> Exercise data:
________________

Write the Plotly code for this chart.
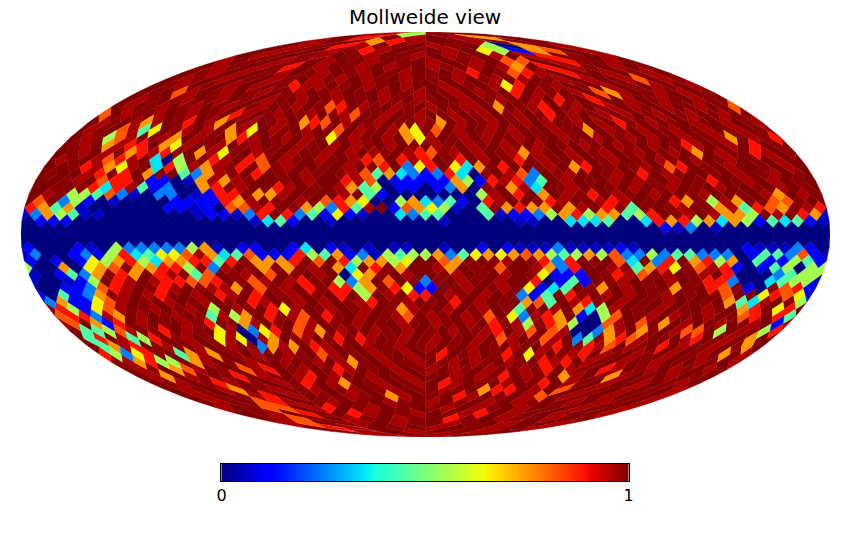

________________

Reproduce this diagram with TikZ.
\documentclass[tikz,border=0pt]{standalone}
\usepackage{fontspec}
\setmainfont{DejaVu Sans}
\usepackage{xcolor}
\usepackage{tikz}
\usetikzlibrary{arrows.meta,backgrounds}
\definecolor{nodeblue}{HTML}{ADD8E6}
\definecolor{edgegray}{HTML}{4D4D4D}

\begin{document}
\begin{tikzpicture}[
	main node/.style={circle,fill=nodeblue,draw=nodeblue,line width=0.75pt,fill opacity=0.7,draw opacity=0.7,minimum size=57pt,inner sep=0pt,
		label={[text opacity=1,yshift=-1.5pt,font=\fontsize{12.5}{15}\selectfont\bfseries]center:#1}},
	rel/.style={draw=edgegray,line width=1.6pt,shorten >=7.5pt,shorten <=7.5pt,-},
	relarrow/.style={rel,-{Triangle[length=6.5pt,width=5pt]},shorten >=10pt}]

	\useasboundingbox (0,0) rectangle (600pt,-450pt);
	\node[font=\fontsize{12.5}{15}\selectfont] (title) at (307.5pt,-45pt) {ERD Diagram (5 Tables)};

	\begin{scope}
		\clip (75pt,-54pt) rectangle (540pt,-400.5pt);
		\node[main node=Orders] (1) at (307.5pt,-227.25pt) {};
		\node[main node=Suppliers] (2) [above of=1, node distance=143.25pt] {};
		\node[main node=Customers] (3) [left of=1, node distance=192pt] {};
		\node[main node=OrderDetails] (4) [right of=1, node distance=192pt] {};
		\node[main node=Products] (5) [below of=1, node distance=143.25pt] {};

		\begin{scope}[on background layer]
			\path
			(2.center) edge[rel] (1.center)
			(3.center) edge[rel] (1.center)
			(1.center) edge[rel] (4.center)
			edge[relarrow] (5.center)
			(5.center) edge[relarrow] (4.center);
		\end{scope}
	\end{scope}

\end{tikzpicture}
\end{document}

________________

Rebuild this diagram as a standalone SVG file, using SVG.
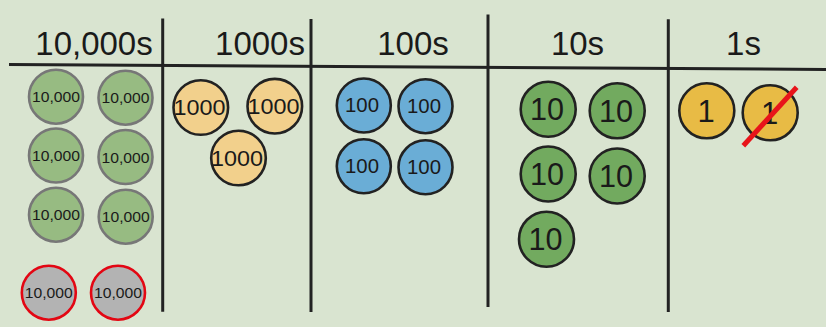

________________

> What needs to be done:
Reproduce, exactly as written, the stretch of lines whose first line is the one with "Reproduce this diagram with TikZ." and whose last line is the one with "node=Products] (5) [below".

> Solution to this exercise:
Reproduce this diagram with TikZ.
\documentclass[tikz,border=0pt]{standalone}
\usepackage{fontspec}
\setmainfont{DejaVu Sans}
\usepackage{xcolor}
\usepackage{tikz}
\usetikzlibrary{arrows.meta,backgrounds}
\definecolor{nodeblue}{HTML}{ADD8E6}
\definecolor{edgegray}{HTML}{4D4D4D}

\begin{document}
\begin{tikzpicture}[
	main node/.style={circle,fill=nodeblue,draw=nodeblue,line width=0.75pt,fill opacity=0.7,draw opacity=0.7,minimum size=57pt,inner sep=0pt,
		label={[text opacity=1,yshift=-1.5pt,font=\fontsize{12.5}{15}\selectfont\bfseries]center:#1}},
	rel/.style={draw=edgegray,line width=1.6pt,shorten >=7.5pt,shorten <=7.5pt,-},
	relarrow/.style={rel,-{Triangle[length=6.5pt,width=5pt]},shorten >=10pt}]

	\useasboundingbox (0,0) rectangle (600pt,-450pt);
	\node[font=\fontsize{12.5}{15}\selectfont] (title) at (307.5pt,-45pt) {ERD Diagram (5 Tables)};

	\begin{scope}
		\clip (75pt,-54pt) rectangle (540pt,-400.5pt);
		\node[main node=Orders] (1) at (307.5pt,-227.25pt) {};
		\node[main node=Suppliers] (2) [above of=1, node distance=143.25pt] {};
		\node[main node=Customers] (3) [left of=1, node distance=192pt] {};
		\node[main node=OrderDetails] (4) [right of=1, node distance=192pt] {};
		\node[main node=Products] (5) [below of=1, node distance=143.25pt] {};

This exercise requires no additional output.